Poochie 17 years ago
I am going to ask this question in a totally serious way: Does Donatella have some type of speech impediment or something? I’m not trying to be humorous or mean I am just curious. I understand that she has also has some surgery but does she have something with her mouth or teeth that impacts how she speaks? I know part of it is the accent but that can’t be all of it.
Toby Wollin 17 years ago
Being deaf as a post, I have to “actively listen” to everyone because we are not very clear speakers here in the US. We tend to mumble and slur a lot, which makes comprehension a little difficult. I could not pick up everything Ms Versace said because her accent is pretty pronounced and my connection is not fast enough — the facial stuff that I depend on a lot was “muddied out” a bit.
But having said THAT, I have to say that what Donatella Versace had to say about luxury and paring down and using the absolutely highest quality fabric and design to communicate luxury was very telling, I think.
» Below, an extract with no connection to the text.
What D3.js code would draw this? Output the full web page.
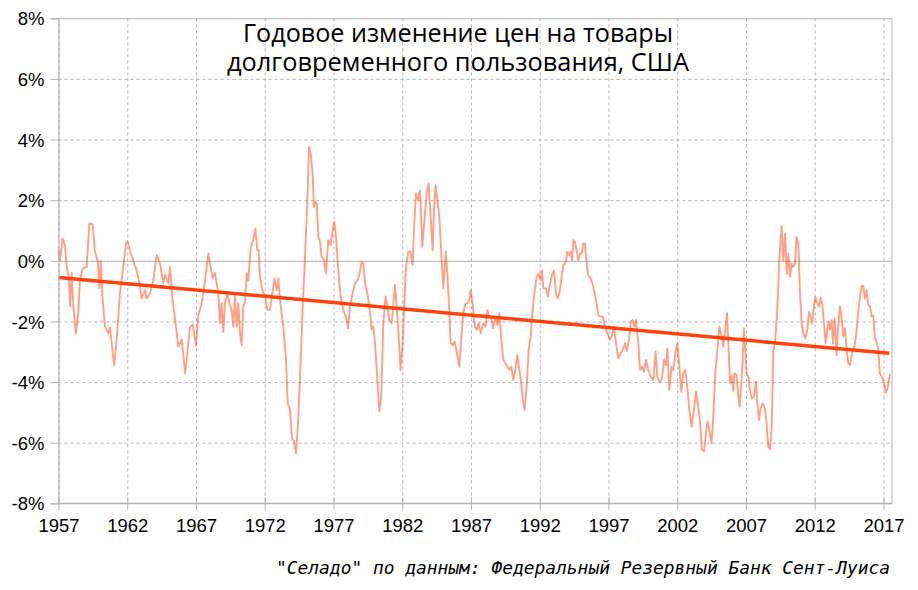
<!DOCTYPE html>
<html>
<head>
<meta charset="utf-8">
<script src="https://cdn.jsdelivr.net/npm/d3@7"></script>
<style>
  html, body { margin: 0; padding: 0; background: #fff; }
  svg { display: block; }
</style>
</head>
<body>
<svg id="chart" width="918" height="590"></svg>
<script>
// ---- Data ----
const titleLines = ["Годовое изменение цен на товары", "долговременного пользования, США"];
const sourceNote = "\"Селадо\" по данным: Федеральный Резервный Банк Сент-Луиса";

const xTickYears = [1957, 1962, 1967, 1972, 1977, 1982, 1987, 1992, 1997, 2002, 2007, 2012, 2017];
const yTickValues = [-8, -6, -4, -2, 0, 2, 4, 6, 8];

const trendYears = [1957.0, 2017.42];
const trendValues = [-0.55, -3.05];

const years = [
  1957.00,1957.10,1957.30,1957.47,1957.59,1957.76,1957.84,1957.96,1958.08,1958.27,1958.44,1958.56,1958.76,
  1959.05,1959.24,1959.49,1959.65,1959.85,1959.97,1960.07,1960.21,1960.38,1960.62,1960.75,1960.94,
  1961.06,1961.23,1961.47,1961.71,1961.91,1962.03,1962.20,1962.44,1962.69,1962.93,1963.05,1963.29,
  1963.41,1963.65,1963.90,1964.14,1964.38,1964.62,1964.75,1964.99,1965.11,1965.30,1965.55,1965.72,
  1965.96,1966.08,1966.20,1966.37,1966.56,1966.76,1967.00,1967.17,1967.41,1967.65,1967.90,1968.02,
  1968.21,1968.38,1968.62,1968.75,1968.87,1968.99,1969.11,1969.28,1969.42,1969.59,1969.71,1969.84,
  1969.96,1970.08,1970.20,1970.32,1970.44,1970.56,1970.69,1970.81,1970.98,1971.17,1971.32,1971.46,
  1971.55,1971.65,1971.85,1972.02,1972.19,1972.38,1972.58,1972.70,1972.87,1972.99,1973.11,1973.35,
  1973.54,1973.67,1973.84,1973.98,1974.13,1974.27,1974.42,1974.56,1974.76,1974.93,1975.10,1975.22,
  1975.34,1975.48,1975.58,1975.68,1975.78,1975.90,1976.02,1976.14,1976.31,1976.45,1976.62,1976.79,
  1976.94,1977.06,1977.18,1977.35,1977.52,1977.71,1977.91,1978.05,1978.20,1978.39,1978.56,1978.73,
  1978.88,1979.05,1979.17,1979.31,1979.46,1979.61,1979.78,1979.90,1980.02,1980.19,1980.33,1980.48,
  1980.62,1980.79,1980.92,1981.06,1981.23,1981.35,1981.47,1981.59,1981.71,1981.88,1982.03,1982.13,
  1982.27,1982.44,1982.60,1982.76,1982.85,1983.00,1983.15,1983.29,1983.46,1983.63,1983.78,1983.92,
  1984.07,1984.21,1984.31,1984.43,1984.55,1984.70,1984.84,1984.99,1985.16,1985.28,1985.42,1985.52,
  1985.67,1985.81,1985.96,1986.15,1986.30,1986.44,1986.59,1986.74,1986.88,1986.98,1987.12,1987.27,
  1987.41,1987.56,1987.70,1987.90,1988.07,1988.19,1988.33,1988.48,1988.62,1988.77,1988.92,1989.06,
  1989.21,1989.35,1989.50,1989.64,1989.79,1989.93,1990.08,1990.22,1990.37,1990.52,1990.66,1990.76,
  1990.90,1991.05,1991.19,1991.34,1991.49,1991.63,1991.78,1991.92,1992.07,1992.16,1992.26,1992.45,
  1992.60,1992.75,1992.92,1993.04,1993.18,1993.33,1993.47,1993.59,1993.72,1993.91,1994.01,1994.15,
  1994.25,1994.35,1994.44,1994.56,1994.68,1994.81,1994.93,1995.05,1995.17,1995.29,1995.41,1995.53,
  1995.70,1995.90,1996.09,1996.26,1996.38,1996.58,1996.75,1996.92,1997.11,1997.26,1997.40,1997.55,
  1997.72,1997.89,1998.08,1998.20,1998.32,1998.49,1998.61,1998.76,1998.88,1999.00,1999.17,1999.29,
  1999.44,1999.58,1999.73,1999.90,2000.07,2000.26,2000.43,2000.55,2000.70,2000.87,2001.04,2001.18,
  2001.28,2001.42,2001.59,2001.72,2001.86,2002.01,2002.15,2002.30,2002.44,2002.59,2002.73,2002.88,
  2003.05,2003.22,2003.36,2003.51,2003.65,2003.80,2003.95,2004.09,2004.19,2004.33,2004.50,2004.62,
  2004.77,2004.92,2005.06,2005.21,2005.35,2005.62,2005.72,2005.84,2005.96,2006.08,2006.15,2006.30,
  2006.44,2006.54,2006.66,2006.76,2006.85,2006.95,2007.05,2007.17,2007.29,2007.41,2007.58,2007.73,
  2007.82,2007.95,2008.07,2008.21,2008.38,2008.50,2008.62,2008.75,2008.87,2008.99,2009.11,2009.28,
  2009.42,2009.59,2009.71,2009.84,2009.96,2010.08,2010.20,2010.32,2010.44,2010.56,2010.68,2010.81,
  2010.93,2011.05,2011.17,2011.31,2011.46,2011.58,2011.70,2011.82,2011.94,2012.04,2012.19,2012.33,
  2012.45,2012.57,2012.67,2012.79,2012.91,2013.01,2013.11,2013.23,2013.33,2013.45,2013.59,2013.71,
  2013.84,2013.98,2014.08,2014.20,2014.32,2014.44,2014.56,2014.71,2014.85,2015.00,2015.15,2015.29,
  2015.41,2015.53,2015.65,2015.77,2015.90,2016.02,2016.14,2016.26,2016.38,2016.50,2016.62,2016.74,
  2016.87,2017.04,2017.18,2017.33,2017.47
];

const changes = [
  0.35,0.0,0.74,0.5,-0.2,-0.53,-1.5,-0.4,-1.5,-2.4,-1.7,-0.6,-0.25,
  -0.2,1.23,1.2,0.3,0.0,-0.9,0.0,-1.3,-2.17,-2.4,-2.2,-3.05,
  -3.44,-2.6,-1.07,-0.2,0.57,0.64,0.35,0.0,-0.33,-0.86,-1.24,-0.97,
  -1.24,-1.08,-0.64,0.19,-0.08,-0.74,-0.46,-0.74,-0.2,-1.3,-2.2,-2.83,
  -2.6,-3.1,-3.71,-3.05,-2.2,-2.1,-2.8,-1.8,-1.4,-0.66,0.24,-0.08,
  -0.57,-0.4,-1.07,-2.06,-1.4,-2.34,-1.4,-1.07,-1.4,-1.62,-2.17,-1.18,
  -2.17,-1.4,-2.39,-2.78,-1.51,-1.35,-0.42,-0.64,0.46,0.68,1.07,0.35,
  0.35,-0.53,-0.97,-1.18,-1.62,-1.62,-0.97,-0.58,-0.97,-0.58,-1.29,-2.17,
  -3.22,-4.7,-4.92,-5.85,-5.96,-6.35,-5.36,-3.93,-1.51,0.13,2.0,3.76,
  3.54,2.88,1.78,1.95,1.89,0.79,0.63,0.13,0.02,-0.42,0.68,0.52,
  1.01,1.29,0.79,-0.31,-1.18,-1.62,-1.84,-2.23,-1.51,-1.07,-0.75,-0.64,
  -0.47,-0.03,-0.09,-0.75,-1.07,-1.51,-2.28,-2.17,-2.72,-3.93,-4.97,-4.43,
  -2.06,-1.18,-1.51,-1.95,-2.06,-1.45,-0.8,-1.45,-2.28,-3.6,-2.72,-1.62,
  -0.2,0.3,0.3,-0.14,1.01,2.22,2.0,2.33,0.46,1.45,2.22,2.55,
  1.45,0.35,1.67,2.49,2.0,1.45,0.24,-0.91,0.3,-0.42,-1.62,-2.72,
  -2.78,-2.67,-3.0,-3.49,-2.5,-1.73,-1.41,-1.41,-1.29,-0.97,-1.41,-2.17,
  -2.28,-2.06,-2.39,-2.06,-2.17,-1.62,-1.84,-1.9,-2.23,-1.84,-2.12,-1.73,
  -2.61,-3.27,-3.38,-3.49,-3.6,-3.49,-3.93,-3.6,-3.11,-3.6,-4.04,-4.59,
  -4.92,-4.15,-2.94,-2.5,-1.62,-0.97,-0.53,-0.42,-0.64,-0.31,-0.91,-0.91,
  -1.18,-0.75,-0.42,-0.31,-1.08,-1.24,-0.97,-0.53,-0.14,-0.03,0.3,0.19,
  0.3,0.02,0.68,0.63,0.35,0.02,0.24,0.24,0.57,0.57,-0.09,-0.47,
  -0.58,-0.86,-1.29,-1.79,-1.84,-1.84,-2.17,-2.39,-2.61,-2.45,-2.17,-2.72,
  -3.22,-3.05,-2.89,-2.72,-2.99,-2.61,-2.01,-1.95,-2.17,-1.95,-2.72,-3.6,
  -3.49,-3.66,-3.27,-3.6,-3.82,-3.93,-2.99,-3.82,-3.99,-3.93,-3.27,-3.44,
  -2.89,-4.26,-3.49,-3.6,-3.05,-2.72,-3.49,-4.32,-3.71,-3.6,-4.15,-4.92,
  -5.47,-4.92,-4.32,-4.76,-5.25,-6.24,-6.29,-5.69,-5.3,-5.58,-6.02,-5.14,
  -3.71,-2.94,-2.17,-2.45,-2.83,-1.73,-2.72,-4.04,-3.8,-4.3,-3.71,-3.75,
  -4.43,-4.81,-4.04,-3.27,-2.23,-2.94,-3.71,-3.82,-4.26,-4.54,-4.48,-3.99,
  -4.7,-5.25,-4.87,-4.7,-4.87,-5.36,-6.13,-6.22,-5.47,-2.94,-2.72,-1.62,
  0.02,1.14,0.02,0.9,-0.42,0.24,-0.53,-0.09,-0.2,-0.09,0.79,0.57,
  -1.08,-2.06,-2.39,-2.56,-2.28,-1.68,-1.84,-2.06,-1.51,-1.19,-1.41,-1.51,
  -1.21,-1.51,-2.06,-2.72,-2.28,-2.01,-2.28,-1.95,-2.72,-1.9,-3.11,-2.17,
  -1.51,-1.95,-2.5,-2.23,-2.94,-3.38,-3.44,-3.05,-2.94,-2.5,-1.73,-1.19,
  -0.83,-0.83,-1.24,-0.97,-1.46,-1.51,-1.84,-1.8,-2.56,-2.67,-2.94,-3.71,
  -3.82,-4.04,-4.35,-4.15,-3.73
];

// ---- Layout ----
const svg = d3.select("#chart");
const plot = { left: 58.5, right: 892, top: 18.3, bottom: 503.3 };
const gridColor = "#b3b3b3";

const x = d3.scaleLinear().domain([1957, 2017.62]).range([plot.left, plot.right]);
const y = d3.scaleLinear().domain([-8, 8]).range([plot.bottom, plot.top]);

// Horizontal grid
const hGrid = svg.append("g")
  .attr("transform", `translate(${plot.left},0)`)
  .call(d3.axisLeft(y).tickValues(yTickValues).tickSize(-(plot.right - plot.left)).tickFormat(""));
hGrid.select(".domain").remove();
hGrid.selectAll(".tick line")
  .attr("stroke", gridColor)
  .attr("stroke-width", 1)
  .attr("stroke-dasharray", d => (d === 0 || d === 8 || d === -8) ? null : "3,3");

// Vertical grid
const vGrid = svg.append("g")
  .attr("transform", `translate(0,${plot.top})`)
  .call(d3.axisBottom(x).tickValues(xTickYears).tickSize(plot.bottom - plot.top).tickFormat(""));
vGrid.select(".domain").remove();
vGrid.selectAll(".tick line")
  .attr("stroke", gridColor)
  .attr("stroke-width", 1)
  .attr("stroke-dasharray", "3,3");

// Right border
svg.append("line")
  .attr("x1", x(x.domain()[1])).attr("x2", x(x.domain()[1]))
  .attr("y1", y(8)).attr("y2", y(-8))
  .attr("stroke", gridColor).attr("stroke-width", 1);

// Data series
const series = years.map((yr, i) => ({ yr, v: changes[i] }));
svg.append("path")
  .datum(series)
  .attr("fill", "none")
  .attr("stroke", "#ff420e")
  .attr("stroke-opacity", 0.5)
  .attr("stroke-width", 1.9)
  .attr("stroke-linejoin", "round")
  .attr("d", d3.line().x(d => x(d.yr)).y(d => y(d.v)));

// Trend line
const trend = trendYears.map((yr, i) => ({ yr, v: trendValues[i] }));
svg.append("path")
  .datum(trend)
  .attr("fill", "none")
  .attr("stroke", "#ff420e")
  .attr("stroke-width", 3.5)
  .attr("d", d3.line().x(d => x(d.yr)).y(d => y(d.v)));

// Y axis
const yAxis = svg.append("g")
  .attr("transform", `translate(${plot.left},0)`)
  .call(d3.axisLeft(y).tickValues(yTickValues).tickSize(8).tickPadding(6).tickFormat(d => `${d}%`));
yAxis.select(".domain").attr("stroke", gridColor).attr("stroke-width", 1.2);
yAxis.selectAll(".tick line").attr("stroke", gridColor);
yAxis.selectAll(".tick text")
  .attr("fill", "#000")
  .style("font-family", "'Liberation Sans', Arial, sans-serif")
  .style("font-size", "18.5px")
  .attr("dy", "0.36em");

// X axis
const xAxis = svg.append("g")
  .attr("transform", `translate(0,${plot.bottom})`)
  .call(d3.axisBottom(x).tickValues(xTickYears).tickSizeInner(6).tickSizeOuter(0).tickPadding(10).tickFormat(d => String(d)));
xAxis.select(".domain").attr("stroke", gridColor).attr("stroke-width", 1.2)
  .attr("d", `M${plot.left},0H${x(x.domain()[1])}`);
xAxis.selectAll(".tick line").attr("stroke", gridColor).attr("y1", -6).attr("y2", 7);
xAxis.selectAll(".tick text")
  .attr("fill", "#000")
  .style("font-family", "'Liberation Sans', Arial, sans-serif")
  .style("font-size", "18.5px");

// Title
const title = svg.append("g");
const titleSpecs = [
  { text: titleLines[0], y: 42, w: 430 },
  { text: titleLines[1], y: 71, w: 462 }
];
titleSpecs.forEach(s => {
  title.append("text")
    .attr("x", 458)
    .attr("y", s.y)
    .attr("text-anchor", "middle")
    .attr("textLength", s.w)
    .attr("lengthAdjust", "spacingAndGlyphs")
    .style("font-family", "'Open Sans', 'DejaVu Sans', sans-serif")
    .style("font-size", "25px")
    .attr("fill", "#000")
    .text(s.text);
});

// Source note
svg.append("text")
  .attr("x", 890)
  .attr("y", 574)
  .attr("text-anchor", "end")
  .attr("textLength", 614)
  .attr("lengthAdjust", "spacingAndGlyphs")
  .style("font-family", "'DejaVu Sans Mono', monospace")
  .style("font-style", "italic")
  .style("font-size", "17.5px")
  .attr("fill", "#000")
  .text(sourceNote);
</script>
</body>
</html>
There she sat, in her blue turtleneck sweater and her blond hair (bottle or not), telling her story. The interviewer was all over the place with her hair, and her jacket (either printed or embroidered or whatever), which looked sort of shapeless to me, and the visual message was very clear in my mind: Donatella also “looked” very luxurious and the interviewer did not. And it did not have anything to do with her size – it was the design of her clothing and the “busy-ness” of it and her hair, which turned me off tremendously. It put the interviewer at a distinct disadvantage in terms of how she appeared compared to Donatella Versace and if I were in her position and doing interviews, I would never ever want that. I would want to look as if I were at the same level as the person I am interviewing – and that means having clothing that fits where it needs to fit (in the shoulders, the bust and the hips) and having hair that acts as a compliment. A good tailor would be in order here, I think.
deja pseu 17 years ago
Fascinating! Each of these women is almost a brand unto themselves, n’est-ce pas?
Noga 17 years ago
I have a question for dear Manolo. Why is he so tough on “the giant plastic coconuts” but Donatella, whose face seems as plasticated as a China doll’s minus the cuteness, is deemed “magnificent and odd and wonderful”?
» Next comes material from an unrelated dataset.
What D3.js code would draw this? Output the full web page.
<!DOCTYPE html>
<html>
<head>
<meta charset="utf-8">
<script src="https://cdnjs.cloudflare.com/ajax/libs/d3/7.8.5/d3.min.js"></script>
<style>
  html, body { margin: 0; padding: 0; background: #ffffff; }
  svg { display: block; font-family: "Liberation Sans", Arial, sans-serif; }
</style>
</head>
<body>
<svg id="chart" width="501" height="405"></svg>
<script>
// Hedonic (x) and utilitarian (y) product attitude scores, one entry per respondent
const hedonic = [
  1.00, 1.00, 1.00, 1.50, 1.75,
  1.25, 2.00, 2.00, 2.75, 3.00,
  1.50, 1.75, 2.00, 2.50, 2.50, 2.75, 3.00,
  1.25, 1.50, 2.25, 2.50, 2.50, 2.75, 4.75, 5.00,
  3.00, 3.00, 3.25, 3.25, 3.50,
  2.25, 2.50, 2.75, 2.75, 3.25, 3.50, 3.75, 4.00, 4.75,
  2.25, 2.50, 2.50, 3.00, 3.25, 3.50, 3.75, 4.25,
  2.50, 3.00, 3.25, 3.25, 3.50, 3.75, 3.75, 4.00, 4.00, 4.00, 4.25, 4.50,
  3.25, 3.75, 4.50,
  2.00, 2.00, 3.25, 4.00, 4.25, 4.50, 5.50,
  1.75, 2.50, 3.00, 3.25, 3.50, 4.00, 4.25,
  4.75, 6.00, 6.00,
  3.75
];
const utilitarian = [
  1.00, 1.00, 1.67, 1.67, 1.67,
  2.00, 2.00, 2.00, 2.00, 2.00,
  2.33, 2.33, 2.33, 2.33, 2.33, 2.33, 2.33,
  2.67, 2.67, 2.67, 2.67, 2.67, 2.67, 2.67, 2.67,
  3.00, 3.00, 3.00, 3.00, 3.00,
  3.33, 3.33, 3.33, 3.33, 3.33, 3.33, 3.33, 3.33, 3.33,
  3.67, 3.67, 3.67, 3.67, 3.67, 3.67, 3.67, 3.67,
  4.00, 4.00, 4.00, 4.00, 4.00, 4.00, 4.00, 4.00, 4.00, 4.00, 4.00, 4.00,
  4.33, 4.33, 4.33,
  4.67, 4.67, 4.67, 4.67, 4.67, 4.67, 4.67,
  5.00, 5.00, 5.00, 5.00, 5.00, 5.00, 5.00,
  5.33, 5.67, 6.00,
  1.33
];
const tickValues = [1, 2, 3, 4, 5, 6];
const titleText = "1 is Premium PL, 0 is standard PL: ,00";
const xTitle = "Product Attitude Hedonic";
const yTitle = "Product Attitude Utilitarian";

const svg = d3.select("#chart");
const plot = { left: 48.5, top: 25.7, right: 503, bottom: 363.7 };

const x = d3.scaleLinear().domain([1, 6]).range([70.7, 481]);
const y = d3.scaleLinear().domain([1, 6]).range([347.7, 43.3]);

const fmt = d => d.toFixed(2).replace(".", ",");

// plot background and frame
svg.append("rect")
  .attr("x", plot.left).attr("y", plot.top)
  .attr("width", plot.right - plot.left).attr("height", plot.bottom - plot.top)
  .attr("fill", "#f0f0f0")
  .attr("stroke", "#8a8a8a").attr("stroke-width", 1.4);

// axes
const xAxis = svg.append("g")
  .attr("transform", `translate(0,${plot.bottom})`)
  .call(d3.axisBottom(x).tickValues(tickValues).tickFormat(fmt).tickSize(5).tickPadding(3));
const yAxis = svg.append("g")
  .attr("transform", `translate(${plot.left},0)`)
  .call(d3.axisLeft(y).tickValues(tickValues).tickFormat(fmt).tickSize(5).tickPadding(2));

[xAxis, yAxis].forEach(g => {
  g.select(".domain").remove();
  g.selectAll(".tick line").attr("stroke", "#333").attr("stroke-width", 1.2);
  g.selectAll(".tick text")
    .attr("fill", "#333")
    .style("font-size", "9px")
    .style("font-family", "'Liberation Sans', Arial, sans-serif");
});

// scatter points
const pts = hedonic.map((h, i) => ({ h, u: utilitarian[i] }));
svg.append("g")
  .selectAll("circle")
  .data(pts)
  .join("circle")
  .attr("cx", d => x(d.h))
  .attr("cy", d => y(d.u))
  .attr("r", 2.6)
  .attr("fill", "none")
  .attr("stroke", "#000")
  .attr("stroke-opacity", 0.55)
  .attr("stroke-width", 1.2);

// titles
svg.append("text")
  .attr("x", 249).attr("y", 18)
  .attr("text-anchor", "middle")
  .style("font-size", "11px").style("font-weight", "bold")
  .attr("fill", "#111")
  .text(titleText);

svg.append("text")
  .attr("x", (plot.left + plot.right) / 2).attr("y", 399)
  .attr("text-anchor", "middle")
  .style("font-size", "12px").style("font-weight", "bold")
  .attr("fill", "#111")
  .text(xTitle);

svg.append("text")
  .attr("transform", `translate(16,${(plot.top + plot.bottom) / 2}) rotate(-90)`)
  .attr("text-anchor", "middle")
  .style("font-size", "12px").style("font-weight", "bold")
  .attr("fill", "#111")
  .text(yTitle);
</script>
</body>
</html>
Manolo the Shoeblogger 17 years ago
The Manolo has had plenty to say about Donatella’s obsession with plastic surgery.
For the example…
http://shoeblogs.com/2005/09/20/donatella-not-donatella/
Or…
http://shoeblogs.com/2005/01/07/the-compare-and-the-contrast/
Also it was the entire interview that the Manolo had deemed “magnificent and odd and wonderful,” for indeed, there is the sort of comic strangeness in the setting and the participants.
And yet, even as one may be entranced by this, one must also acknowledge that Donatella, for all of her many and well-documented faults, is the very sharp business person, one who has interesting things to say.
overpriced designer man bag 17 years ago
Donatella is beyond reproach because she’s Donatella – she’s allowed to be plastic and odd and wonderful.
Noga 17 years ago
Dear Manolo: I can see now that I was precipitous in my impression and I apologize. Still I do not understand why a woman who practically dwells in the land of beauty and grace, where elegance reigns supreme, would do this to herself. She speaks of her preference for blond because it symbolizes, for her, freshness and innocence. Yet here she is, looking so totally articifical, old and pracrtically over-burnt, the very opposite of her beauty ideal. Beautiful women, when they grow older, they grieve for their beauty for a while but then they make peace with the demands that age makes. These are the women who continue to be beautiful (Shirley Maclaine comes to mind). They manage to stare down age by keeping a version of older age freshness and innocence. But Donatella, she gave up on her two ideals when she tried to impose them on herself.
barlow 17 years ago
ayyy manolo, you have used the #13 forbidden word for fashion bloggers!
i expected more from a purveyor of paradise lost.